京都に着いてホテルにチェックインして実家へ。両親が迎えてくれた。床暖房に番長まずビックリ。試してみる?と父の電子血圧計で血圧計り、父の「上148で下88やったら大丈夫や」という診断に「降圧剤飲んでるってお父さんに言って」「降圧剤飲んでこの数字やったら問題ありませんってこの人に言うたげて」妙な会話(笑)。

 

夕ご飯は、父の「小庭」祇園の料理屋を予約してもらい、さらにその後、宮川町のお茶屋さんでツケで飲み食い、という贅沢な夜。舞妓さんまで登場して番長…この価値分かったかなあ…分かんねえだろうなあ…

 

 

 

さて翌日は、清水寺と金閣寺には行っとくか、と思いきや「何で日本まで来て仏教寺院を見にいくわけ?」と番長。ま、確かに枝末分裂してたどりついた仏教だし、歴史なんぞに興味ないし、そもそもペルシャあたりから渡ってきた族の末裔の番長に気が進ままぬ、と言われたら無理矢理連れていくのも、と思い断念。

 

でも私が世界で一番好きな場所、上賀茂神社の「神さんのいる場所」に連れていった。

 

 

 

誰も居ない夕暮れの境内で枝垂桜を見上げて何も言わずに立っていた番長の姿が美しすぎて私はちょい涙が出そうになる。

 

神社に貼られていた賀茂競馬(かもくらべうま)のポスターにさすが馬主番長は釘付けに!これ見たい!

 

寺参りの代わりに…釣り具屋とデパートで買い物。合間に立ち寄ったイノダ本店で飲んだビールと肉厚!なハムサンドイッチを心底堪能した様子。

 

ここでも満席なのに、この静けさは何なんだ…と珍しく小さな声で囁く番長。

 

翌朝は、車でホテルから御所、母校、家業の商店を走って、また東京行きの新幹線に乗る。「これからボクに対しても、反論反抗せずに、ハイ、ハイ、ハイっと言ってよね日本人らしく、さ」

 

日本最後の一日は、曇りときどき雨の銀座をゆっくり歩き、買い物を少しして、開店したてのバーで飲み、食事をした。いつもなら周囲気にせず怒鳴り合いのひとつもある私たちも口論のひともなく静かで平和な時間だった。激情型の番長がやけに穏やかで静かだったのはもしかしたら日本に興味が湧かなかった、ということなのかなあ、と心配で聞いてみると…色々な国を旅したけどこんな国は初めてだった。

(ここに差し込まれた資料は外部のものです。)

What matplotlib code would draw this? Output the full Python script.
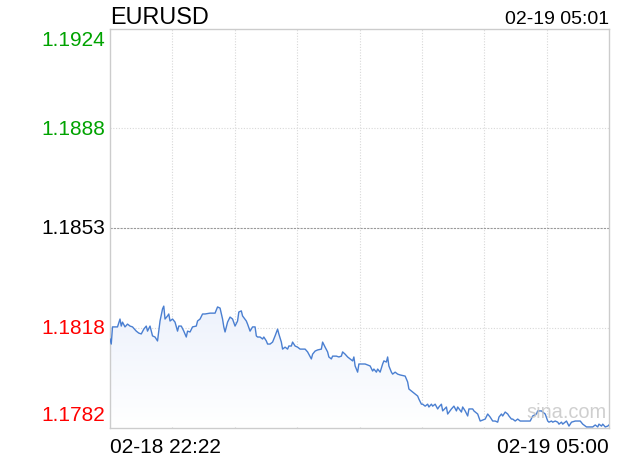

戦争でこてんぱんに打ちのめされた小さな島国がどうしてこんな先進国に成長できたのか、ボクはただただ感動し敬服してた。

 

そしてどうしてキミがこんな国を出てインドへ来たいと思ったのか、そんな人生の選択があるんだろうか、と思ってね。でもその人生の選択がなければボクはキミに会う事がなかったんだけどね。

 

そんなことで二人の旅はひとつ終わる。そして未来へと向うのだ。